The outfield market is thinner, but there are options. A.J. Pollock has been frequently connected to the Mets, and he’d bring plus center field defense and an above average right-handed bat to the lineup, albeit with serious injury concerns. We also learned that the Mets have inquired on Yasiel Puig, who seems to have worn out his welcome with the Dodgers despite being a good right-handed bat with above average defense.

Whatever position the addition comes at, the Mets need at least one more big bat, and that should be at the top of the shopping list.

2 - Significant bullpen additions

Edwin Diaz gives the Mets an elite closer, and they have a good fireman in Seth Lugo and another reliever who has shown flashes of brilliance in Robert Gsellman. Beyond that, however, the Mets’ relief corp is thin, and the team should look to add at least one major relief asset at the Winter Meetings, along with some depth options and a LOOGY type.

The market is rich with free agent relievers at this point of the offseason. Passing over Craig Kimbrel and his lofty demands, Andrew Miller, David Robertson, Adam Ottavino, Jeurys Familia, and Joakim Soria would all be great additions as setup men. It seems within the Mets’ budget to add two of these arms, but even one would provide an excellent eighth inning accompaniment to Diaz.

Digging deeper into the free agent pool, there are a plethora of solid, second or third tier arms. Zach Britton, Cody Allen, and Kelvin Herrera are former stars who have declined a bit, but could be good bounce-back bets. Other lesser-known guys like Tony Sipp, Tony Barnette, and Jesse Chavez had really good years in 2018. Carson Smith would be a great gamble on health. Old “friend” Oliver Perez has become an elite LOOGY and should be affordable due to his age.

There are plenty of options, and picking which relievers are the best bets going forward is very much a guessing game. The Mets should still look to add three arms to their bullpen and create a deep group that can finish what the rotation starts.

3 - Offensive depth

Beyond the big bat item at the top of our list, the Mets will also need some offensive depth (assuming they don’t have the budget space to add significant pieces at both catcher and center field). A lower tier catcher, such as Martin Maldonado, would be a useful addition at the right price if the Mets choose to add a big time outfielder. Conversely, if the Mets choose to make a big splash at catcher, their major league roster will still have only three outfielders (Juan Lagares, Michael Conforto, Brandon Nimmo), and a couple reserve options would be needed.

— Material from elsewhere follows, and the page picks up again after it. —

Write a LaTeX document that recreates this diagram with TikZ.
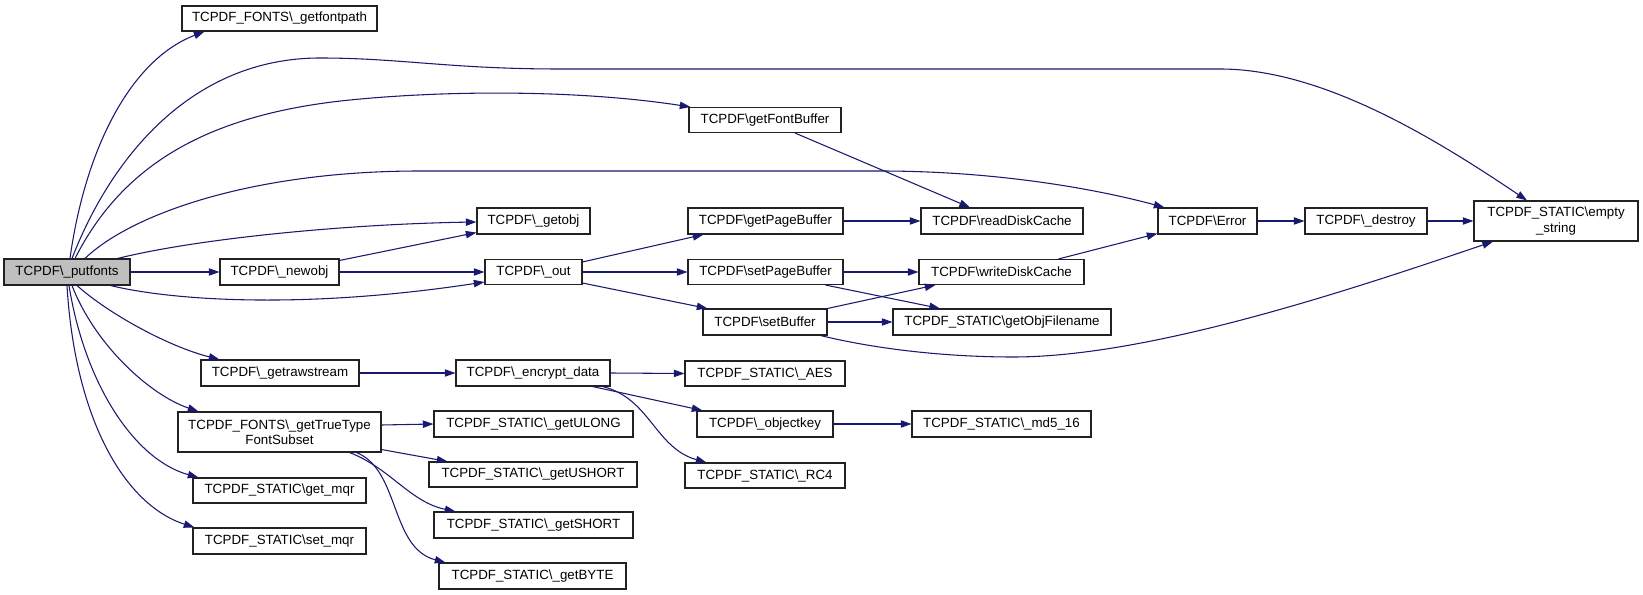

Adam Jones or Avisail Garcia would be interesting fits, as right-handed, bench-caliber outfield bats that serve as a foil to a very left-hand-heavy lineup, but both probably get more elsewhere to be starters. Brandon Guyer or Melky Cabrera would fit as more traditional bench bats that should be affordable. Old friend Curtis Granderson is an imperfect fit as a lefty, but showed he can still hit last year. Other guys like Peter Bourjos, Matt Szczur, and Eric Young Jr. would make sense on minor league deals, as would many minor league free agents.

4 - Starting pitching depth

This need should arguably be above offensive depth, but it’s relegated to the fourth spot in this list due to money. Starting pitchers are expensive, and even most depth options would put a serious dent in what’s left of the Mets’ offseson budget. Given that restriction, it’s best to try to fill other holes, where the same amount of money buys you more ‘value.’

That said, this need shouldn’t be neglected entirely. Someone like Trevor Cahill should be available on a two year deal at a reasonable price, and would probably be amenable to some time in the bullpen throughout the season if the Mets top four starters are healthy. Lance Lynn might be a sneaky value buy as he moves further away from his Tommy John procedure. Matt Shoemaker would be a good health gamble, as would Nathan Karns, and both have arsenals that could play up in the bullpen if they’re not needed or are not working in the rotation.